**Data extract:**
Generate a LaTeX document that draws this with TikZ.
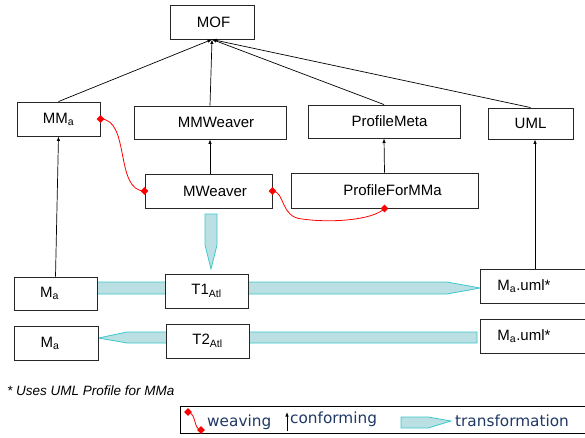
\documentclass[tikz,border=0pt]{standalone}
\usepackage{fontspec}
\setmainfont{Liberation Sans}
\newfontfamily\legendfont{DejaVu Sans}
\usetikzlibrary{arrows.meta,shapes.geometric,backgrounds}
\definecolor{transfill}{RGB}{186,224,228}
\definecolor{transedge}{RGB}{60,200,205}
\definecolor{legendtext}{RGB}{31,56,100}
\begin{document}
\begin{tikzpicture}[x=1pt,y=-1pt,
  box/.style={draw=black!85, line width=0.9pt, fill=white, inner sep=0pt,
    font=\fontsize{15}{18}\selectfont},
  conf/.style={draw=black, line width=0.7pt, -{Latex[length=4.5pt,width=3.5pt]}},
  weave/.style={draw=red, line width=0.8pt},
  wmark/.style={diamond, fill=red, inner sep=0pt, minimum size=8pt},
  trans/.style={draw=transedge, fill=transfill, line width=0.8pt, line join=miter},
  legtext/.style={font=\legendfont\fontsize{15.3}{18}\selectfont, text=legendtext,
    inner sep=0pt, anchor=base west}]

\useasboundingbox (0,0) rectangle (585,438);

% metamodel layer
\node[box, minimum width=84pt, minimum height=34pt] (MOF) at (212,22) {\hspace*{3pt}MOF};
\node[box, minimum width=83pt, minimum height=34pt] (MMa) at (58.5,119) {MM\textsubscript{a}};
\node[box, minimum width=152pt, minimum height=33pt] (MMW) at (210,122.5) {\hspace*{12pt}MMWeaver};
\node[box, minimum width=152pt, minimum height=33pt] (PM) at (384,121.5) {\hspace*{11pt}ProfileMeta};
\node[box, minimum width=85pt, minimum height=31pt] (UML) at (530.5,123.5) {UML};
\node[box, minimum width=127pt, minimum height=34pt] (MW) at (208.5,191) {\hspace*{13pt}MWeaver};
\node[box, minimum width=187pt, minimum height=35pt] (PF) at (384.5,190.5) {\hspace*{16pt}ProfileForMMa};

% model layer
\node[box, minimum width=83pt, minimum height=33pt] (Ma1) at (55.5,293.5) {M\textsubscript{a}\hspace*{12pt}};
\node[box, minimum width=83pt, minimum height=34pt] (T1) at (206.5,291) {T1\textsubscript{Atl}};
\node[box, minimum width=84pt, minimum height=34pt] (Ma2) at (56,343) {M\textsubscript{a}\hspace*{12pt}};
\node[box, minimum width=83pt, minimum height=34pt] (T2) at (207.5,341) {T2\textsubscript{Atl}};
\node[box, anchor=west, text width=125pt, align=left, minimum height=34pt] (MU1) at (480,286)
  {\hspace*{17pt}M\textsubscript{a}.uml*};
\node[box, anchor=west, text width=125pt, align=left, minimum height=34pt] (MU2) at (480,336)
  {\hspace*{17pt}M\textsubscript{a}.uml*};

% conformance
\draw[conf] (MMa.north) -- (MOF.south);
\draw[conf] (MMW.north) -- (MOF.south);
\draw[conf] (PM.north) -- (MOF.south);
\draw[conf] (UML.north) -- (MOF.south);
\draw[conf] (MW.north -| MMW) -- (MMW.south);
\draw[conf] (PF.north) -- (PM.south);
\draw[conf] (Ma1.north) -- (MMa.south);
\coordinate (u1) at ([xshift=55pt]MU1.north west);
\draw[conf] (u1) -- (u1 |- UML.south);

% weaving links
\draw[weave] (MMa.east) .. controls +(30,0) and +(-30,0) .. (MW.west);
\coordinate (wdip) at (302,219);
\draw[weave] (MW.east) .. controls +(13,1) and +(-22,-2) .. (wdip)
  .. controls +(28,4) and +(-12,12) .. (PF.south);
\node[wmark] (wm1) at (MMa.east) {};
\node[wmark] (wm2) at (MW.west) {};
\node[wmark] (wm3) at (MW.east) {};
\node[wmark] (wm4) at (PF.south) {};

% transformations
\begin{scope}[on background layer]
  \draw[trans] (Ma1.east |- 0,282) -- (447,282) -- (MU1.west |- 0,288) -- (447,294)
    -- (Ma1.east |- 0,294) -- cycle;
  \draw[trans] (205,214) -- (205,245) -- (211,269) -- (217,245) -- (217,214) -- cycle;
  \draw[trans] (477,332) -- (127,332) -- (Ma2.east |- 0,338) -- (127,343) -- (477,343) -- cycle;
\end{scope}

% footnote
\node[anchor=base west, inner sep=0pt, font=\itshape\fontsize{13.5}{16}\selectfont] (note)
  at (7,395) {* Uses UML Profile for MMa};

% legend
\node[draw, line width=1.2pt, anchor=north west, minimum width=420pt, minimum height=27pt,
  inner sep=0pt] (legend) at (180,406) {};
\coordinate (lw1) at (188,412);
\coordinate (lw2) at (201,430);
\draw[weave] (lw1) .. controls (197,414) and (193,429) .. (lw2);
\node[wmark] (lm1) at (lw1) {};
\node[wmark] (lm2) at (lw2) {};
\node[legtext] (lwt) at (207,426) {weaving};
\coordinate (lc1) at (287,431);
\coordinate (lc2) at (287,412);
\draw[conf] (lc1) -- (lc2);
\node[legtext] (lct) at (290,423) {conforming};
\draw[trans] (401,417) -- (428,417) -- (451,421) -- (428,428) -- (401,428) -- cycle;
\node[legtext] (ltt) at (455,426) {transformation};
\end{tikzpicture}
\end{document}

**Short problem:** Copy the material above exactly and drop the pictures.

**Worked solution:**
Generate a LaTeX document that draws this with TikZ.
\documentclass[tikz,border=0pt]{standalone}
\usepackage{fontspec}
\setmainfont{Liberation Sans}
\newfontfamily\legendfont{DejaVu Sans}
\usetikzlibrary{arrows.meta,shapes.geometric,backgrounds}
\definecolor{transfill}{RGB}{186,224,228}
\definecolor{transedge}{RGB}{60,200,205}
\definecolor{legendtext}{RGB}{31,56,100}
\begin{document}
\begin{tikzpicture}[x=1pt,y=-1pt,
  box/.style={draw=black!85, line width=0.9pt, fill=white, inner sep=0pt,
    font=\fontsize{15}{18}\selectfont},
  conf/.style={draw=black, line width=0.7pt, -{Latex[length=4.5pt,width=3.5pt]}},
  weave/.style={draw=red, line width=0.8pt},
  wmark/.style={diamond, fill=red, inner sep=0pt, minimum size=8pt},
  trans/.style={draw=transedge, fill=transfill, line width=0.8pt, line join=miter},
  legtext/.style={font=\legendfont\fontsize{15.3}{18}\selectfont, text=legendtext,
    inner sep=0pt, anchor=base west}]

\useasboundingbox (0,0) rectangle (585,438);

% metamodel layer
\node[box, minimum width=84pt, minimum height=34pt] (MOF) at (212,22) {\hspace*{3pt}MOF};
\node[box, minimum width=83pt, minimum height=34pt] (MMa) at (58.5,119) {MM\textsubscript{a}};
\node[box, minimum width=152pt, minimum height=33pt] (MMW) at (210,122.5) {\hspace*{12pt}MMWeaver};
\node[box, minimum width=152pt, minimum height=33pt] (PM) at (384,121.5) {\hspace*{11pt}ProfileMeta};
\node[box, minimum width=85pt, minimum height=31pt] (UML) at (530.5,123.5) {UML};
\node[box, minimum width=127pt, minimum height=34pt] (MW) at (208.5,191) {\hspace*{13pt}MWeaver};
\node[box, minimum width=187pt, minimum height=35pt] (PF) at (384.5,190.5) {\hspace*{16pt}ProfileForMMa};

% model layer
\node[box, minimum width=83pt, minimum height=33pt] (Ma1) at (55.5,293.5) {M\textsubscript{a}\hspace*{12pt}};
\node[box, minimum width=83pt, minimum height=34pt] (T1) at (206.5,291) {T1\textsubscript{Atl}};
\node[box, minimum width=84pt, minimum height=34pt] (Ma2) at (56,343) {M\textsubscript{a}\hspace*{12pt}};
\node[box, minimum width=83pt, minimum height=34pt] (T2) at (207.5,341) {T2\textsubscript{Atl}};
\node[box, anchor=west, text width=125pt, align=left, minimum height=34pt] (MU1) at (480,286)
  {\hspace*{17pt}M\textsubscript{a}.uml*};
\node[box, anchor=west, text width=125pt, align=left, minimum height=34pt] (MU2) at (480,336)
  {\hspace*{17pt}M\textsubscript{a}.uml*};

% conformance
\draw[conf] (MMa.north) -- (MOF.south);
\draw[conf] (MMW.north) -- (MOF.south);
\draw[conf] (PM.north) -- (MOF.south);
\draw[conf] (UML.north) -- (MOF.south);
\draw[conf] (MW.north -| MMW) -- (MMW.south);
\draw[conf] (PF.north) -- (PM.south);
\draw[conf] (Ma1.north) -- (MMa.south);
\coordinate (u1) at ([xshift=55pt]MU1.north west);
\draw[conf] (u1) -- (u1 |- UML.south);

% weaving links
\draw[weave] (MMa.east) .. controls +(30,0) and +(-30,0) .. (MW.west);
\coordinate (wdip) at (302,219);
\draw[weave] (MW.east) .. controls +(13,1) and +(-22,-2) .. (wdip)
  .. controls +(28,4) and +(-12,12) .. (PF.south);
\node[wmark] (wm1) at (MMa.east) {};
\node[wmark] (wm2) at (MW.west) {};
\node[wmark] (wm3) at (MW.east) {};
\node[wmark] (wm4) at (PF.south) {};

% transformations
\begin{scope}[on background layer]
  \draw[trans] (Ma1.east |- 0,282) -- (447,282) -- (MU1.west |- 0,288) -- (447,294)
    -- (Ma1.east |- 0,294) -- cycle;
  \draw[trans] (205,214) -- (205,245) -- (211,269) -- (217,245) -- (217,214) -- cycle;
  \draw[trans] (477,332) -- (127,332) -- (Ma2.east |- 0,338) -- (127,343) -- (477,343) -- cycle;
\end{scope}

% footnote
\node[anchor=base west, inner sep=0pt, font=\itshape\fontsize{13.5}{16}\selectfont] (note)
  at (7,395) {* Uses UML Profile for MMa};

% legend
\node[draw, line width=1.2pt, anchor=north west, minimum width=420pt, minimum height=27pt,
  inner sep=0pt] (legend) at (180,406) {};
\coordinate (lw1) at (188,412);
\coordinate (lw2) at (201,430);
\draw[weave] (lw1) .. controls (197,414) and (193,429) .. (lw2);
\node[wmark] (lm1) at (lw1) {};
\node[wmark] (lm2) at (lw2) {};
\node[legtext] (lwt) at (207,426) {weaving};
\coordinate (lc1) at (287,431);
\coordinate (lc2) at (287,412);
\draw[conf] (lc1) -- (lc2);
\node[legtext] (lct) at (290,423) {conforming};
\draw[trans] (401,417) -- (428,417) -- (451,421) -- (428,428) -- (401,428) -- cycle;
\node[legtext] (ltt) at (455,426) {transformation};
\end{tikzpicture}
\end{document}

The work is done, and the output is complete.